Les deux derniers films ne sont malheureusement pas à la hauteur de ces trois belles réussites, mais ne sont pas dénués d’intérêt pour autant. Le mouvementé Janus de Kim Sung-hwan pèche certes par sa tendance à l’exercice de style. Mais en maintenant une tension qui le rapproche plus d’un Massacre à la tronçonneuse (version originale) que d’un Paranormal Activity, il balaye en quelques plans tous les insipides found footage américains récents. Enfin Jang Jae-hyun propose avec son The 12th Assistant une énième variation autour d’un exorcisme, sujet usé jusqu’à la corde sur lequel il ne bâtit rien de bien nouveau.
Seuls contre tous
Face à ces cinq approches différentes d’un même thème via un genre unique, on se rappelle à quel point l’enfermement est également un obstacle formel à surmonter dès lors qu’il s’agit de réaliser un film d’horreur aujourd’hui. Presque vingt ans après l’officialisation du post-modernisme par la série Scream, le sourire de connivence est devenu une habitude en la matière quand un réalisateur veut se démarquer comme « auteur ». Si la démarche n’est pas déplaisante en tant que telle, elle a tout de même cet inconvénient de concentrer encore plus le regard sur les codes du genre, devenus sujet principal des films. Et l’on a pu constater par la suite à quel point la surenchère de remakes et reboots présentés comme « intelligents » (car se jouant des codes de leurs prédécesseurs) ont conduit à une nouvelle asphyxie.

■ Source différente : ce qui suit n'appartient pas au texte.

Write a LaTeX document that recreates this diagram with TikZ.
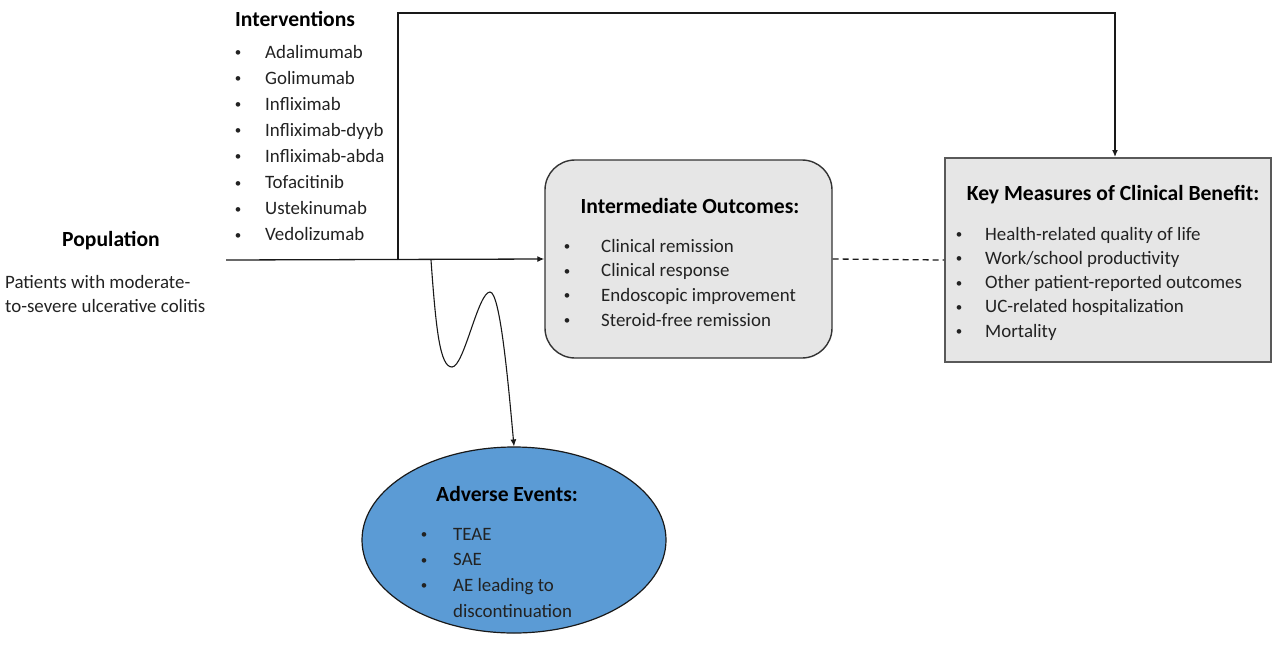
\documentclass[tikz,border=0pt]{standalone}
\usepackage{fontspec}
\setmainfont{Carlito}
\usetikzlibrary{arrows.meta,shapes.geometric}
\definecolor{boxgrey}{HTML}{E6E6E6}
\definecolor{aeblue}{HTML}{5B9BD5}
\definecolor{txtc}{HTML}{222222}
\begin{document}
\begin{tikzpicture}[x=1pt,y=-1pt,
 txt/.style={inner sep=0pt, anchor=base west, font=\fontsize{18.9}{22}\selectfont, text=txtc},
 bul/.style={inner sep=0pt, anchor=base, font=\fontsize{13}{15}\selectfont, text=txtc},
 head/.style={inner sep=0pt, anchor=base, font=\fontsize{21.6}{25}\selectfont\bfseries, text=black},
 conn/.style={line width=1.3pt, draw=black!90},
 tip/.style={-{Latex[length=7pt,width=6pt]}}
]
\useasboundingbox (0,0) rectangle (1273,648);

% boxes
\node[draw=black!80, line width=1.4pt, fill=boxgrey, rounded corners=30pt,
      minimum width=287pt, minimum height=198pt, inner sep=0pt] (inter) at (688.5,259) {};
\node[draw=black!65, line width=2pt, fill=boxgrey,
      minimum width=326pt, minimum height=204pt, inner sep=0pt] (key) at (1108,260) {};
\node[ellipse, draw=black!90, line width=1.2pt, fill=aeblue,
      minimum width=304pt, minimum height=186pt, inner sep=0pt] (ae) at (514,540) {};

% population
\node[head] (pophead) at (111,246) {Population};
\node[txt] (pop1) at (5,288) {Patients with moderate-};
\node[txt] (pop2) at (5,312) {to-severe ulcerative colitis};

% interventions
\node[head, anchor=base west] (ivhead) at (235,26) {Interventions};
\foreach \t [count=\i] in {Adalimumab,Golimumab,Infliximab,Infliximab-dyyb,Infliximab-abda,Tofacitinib,Ustekinumab,Vedolizumab}{
  \node[bul] (ivb\i) at (238,{56.5+26.1*(\i-1)}) {\textbullet};
  \node[txt] (iv\i) at (265,{58+26.1*(\i-1)}) {\t};
}

% intermediate outcomes
\node[head] (interhead) at (690,213) {Intermediate Outcomes:};
\foreach \t [count=\i] in {Clinical remission,Clinical response,Endoscopic improvement,Steroid-free remission}{
  \node[bul] (ib\i) at (567,{250.5+24.7*(\i-1)}) {\textbullet};
  \node[txt] (it\i) at (601,{252+24.7*(\i-1)}) {\t};
}

% key measures
\node[head] (keyhead) at (1113,200) {Key Measures of Clinical Benefit:};
\foreach \t [count=\i] in {Health-related quality of life,Work/school productivity,Other patient-reported outcomes,UC-related hospitalization,Mortality}{
  \node[bul] (kb\i) at (959,{238.5+24.3*(\i-1)}) {\textbullet};
  \node[txt] (kt\i) at (985,{240+24.3*(\i-1)}) {\t};
}

% adverse events
\node[head] (aehead) at (507,501) {Adverse Events:};
\foreach \t [count=\i] in {TEAE,SAE,AE leading to}{
  \node[bul] (ab\i) at (424,{538.5+25.5*(\i-1)}) {\textbullet};
  \node[txt] (at\i) at (453,{540+25.5*(\i-1)}) {\t};
}
\node[txt] (at4) at (453,617) {discontinuation};

% connectors
\coordinate (start) at (226,260);
\coordinate (split) at (398,260);
\coordinate (wavestart) at (431,260);
\coordinate (topc) at (1115,13);
\draw[conn, tip] (start) -- (inter.west);
\draw[conn, tip] (split) |- (topc) -- (topc |- key.north);
\draw[conn, dashed, dash pattern=on 6pt off 4pt] (inter.east) -- (key.west);
\draw[line width=1.1pt, draw=black!90, tip] (wavestart)
   .. controls (436,330) and (440,367) .. (452,367)
   .. controls (464,367) and (478,292) .. (490,292)
   .. controls (500,292) and (508,380) .. (ae.north);
\end{tikzpicture}
\end{document}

À l’inverse, les jeunes cinéastes sud-coréens dont le travail est exposé ici ont su maintenir un solide premier degré scénaristique, et des approches formelles qui se passent de tout clin d’œil complice. Le jeu obligatoire avec les codes du genre sont inclus à une narration qui ne se détourne jamais des allégories qu’elle vise à créer, tout autant que les citations d’œuvres précédentes (mis à part pour The 12th Assistant). Les événements surnaturels sont les manifestations d’une perception malade du monde par les personnages eux-mêmes : l’un a intégré ce que le système pense de lui, à savoir qu’il est un vampire, comme Martin dans le film de George Romero en son temps ; tandis qu’un autre se laisse charmer par la sensualité de la mort qui l’étreint tendrement. Le terrible piège qui se referme autour de la protagoniste de Safe est quant à lui rendu insoutenable par la présence de ce sentiment de culpabilité qui étreint les victimes d’un système qui les écrase. C’est grâce à ce rapport intime aux personnages que ces jeunes cinéastes parviennent si bien à restituer de tels cauchemars éveillés : en opposant un regard fiévreux et baroque au règne glacial des statistiques et des faits divers.